Die jüngere Rechtsprechung des Landesverwaltungsgerichts Tirol zeigt aber eine deutlich restriktivere Auslegung des Konzepts "Arbeitswohnsitz" im Vergleich zum Uschi-Glas-Urteil. In mehreren Entscheidungen hat das Gericht die Existenz des Rechtsbegriffs "Arbeitswohnsitz" grundsätzlich in Frage gestellt.
Trotz der zunehmend restriktiven Rechtsprechung lassen sich aus den vorliegenden Entscheidungen einige Kriterien ableiten, die für die Beurteilung eines möglichen Arbeitswohnsitzes relevant sein können:
Der Verwaltungsgerichtshof hat u.a. in ständiger Rechtsprechung betont, dass für die Qualifikation eines Wohnsitzes als Nicht-Freizeitwohnsitz ein "deutliches Übergewicht hinsichtlich der beruflichen und familiären Lebensbeziehungen" erforderlich ist. Die stärkste persönliche Beziehung besteht im Regelfall zu dem Ort, an dem jemand regelmäßig mit seiner Familie lebt.
Die bloße Behauptung, dass eine berufliche Tätigkeit am Wohnsitz ausgeübt wird, reicht nicht aus. Es müssen konkrete und nachweisbare berufliche Tätigkeiten dokumentiert werden können. Im Fall Uschi Glas war es die Vorbereitung auf Rollen und das Studieren von Drehbüchern.
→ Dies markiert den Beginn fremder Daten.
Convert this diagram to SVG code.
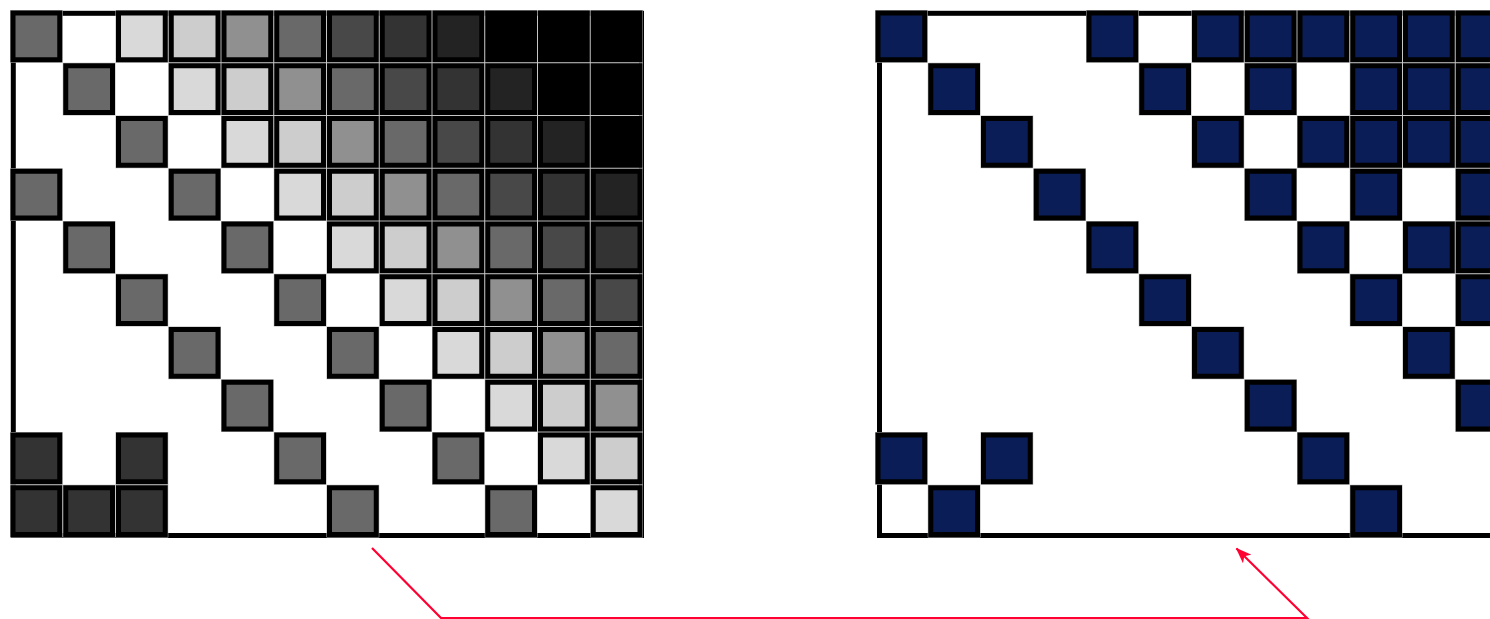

Die aktuelle Rechtsprechung zum Begriff "Arbeitswohnsitz" in Österreich, insbesondere in Tirol, zeigt eine deutliche Tendenz zur restriktiven Auslegung. Das historische "Uschi-Glas-Urteil" scheint in der heutigen Rechtsprechung an Bedeutung zu verlieren.
Für Immobilieneigentümer in Tirol bedeutet dies, dass die Deklaration eines Wohnsitzes als "Arbeitswohnsitz" mit erheblichen rechtlichen Risiken verbunden ist. Eine sorgfältige rechtliche Beratung und die Dokumentation der tatsächlichen Nutzung sind unerlässlich, um mögliche Konflikte mit den Behörden zu vermeiden.